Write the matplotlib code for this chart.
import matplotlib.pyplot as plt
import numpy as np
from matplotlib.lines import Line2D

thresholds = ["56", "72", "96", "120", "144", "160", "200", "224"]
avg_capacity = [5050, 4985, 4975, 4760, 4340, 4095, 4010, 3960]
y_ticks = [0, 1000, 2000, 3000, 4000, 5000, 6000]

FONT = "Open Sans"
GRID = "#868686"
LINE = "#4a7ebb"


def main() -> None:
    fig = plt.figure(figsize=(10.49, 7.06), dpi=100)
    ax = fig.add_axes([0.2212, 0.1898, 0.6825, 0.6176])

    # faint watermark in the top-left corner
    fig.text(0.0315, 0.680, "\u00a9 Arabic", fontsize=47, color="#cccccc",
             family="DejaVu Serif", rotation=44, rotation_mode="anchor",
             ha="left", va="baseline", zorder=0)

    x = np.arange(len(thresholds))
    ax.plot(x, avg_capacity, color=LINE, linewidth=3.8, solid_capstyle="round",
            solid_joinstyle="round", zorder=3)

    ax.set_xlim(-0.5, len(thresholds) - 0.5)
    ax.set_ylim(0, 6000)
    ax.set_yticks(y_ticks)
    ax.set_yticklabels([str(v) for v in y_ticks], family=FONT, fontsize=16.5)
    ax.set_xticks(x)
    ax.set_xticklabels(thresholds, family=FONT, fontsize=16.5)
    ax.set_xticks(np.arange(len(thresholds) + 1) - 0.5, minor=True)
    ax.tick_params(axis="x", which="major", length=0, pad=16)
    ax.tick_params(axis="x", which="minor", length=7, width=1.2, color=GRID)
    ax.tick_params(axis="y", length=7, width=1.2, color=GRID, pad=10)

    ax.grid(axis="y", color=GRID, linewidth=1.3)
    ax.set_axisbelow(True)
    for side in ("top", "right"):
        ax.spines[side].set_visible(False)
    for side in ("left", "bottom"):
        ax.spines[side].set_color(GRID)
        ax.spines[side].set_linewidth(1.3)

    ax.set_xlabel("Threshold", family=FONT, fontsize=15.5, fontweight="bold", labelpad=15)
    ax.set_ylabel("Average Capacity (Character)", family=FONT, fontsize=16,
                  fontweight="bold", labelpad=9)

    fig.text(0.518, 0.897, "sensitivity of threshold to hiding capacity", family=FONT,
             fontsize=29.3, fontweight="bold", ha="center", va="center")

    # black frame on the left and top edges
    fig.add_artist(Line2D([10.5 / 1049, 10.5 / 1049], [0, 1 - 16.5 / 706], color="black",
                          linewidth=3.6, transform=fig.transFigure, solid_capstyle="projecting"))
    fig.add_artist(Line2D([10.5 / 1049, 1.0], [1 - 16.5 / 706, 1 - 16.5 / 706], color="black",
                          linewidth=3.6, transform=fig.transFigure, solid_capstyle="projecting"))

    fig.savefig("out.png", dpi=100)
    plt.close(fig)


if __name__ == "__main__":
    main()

◆ ◆ ◆ ◆ ◆ ◆ ◆

REQUIRED TASK -> Return from the data every line that holds "matplotlib".

EXPECTED ANSWER ->
Write the matplotlib code for this chart.
import matplotlib.pyplot as plt
from matplotlib.lines import Line2D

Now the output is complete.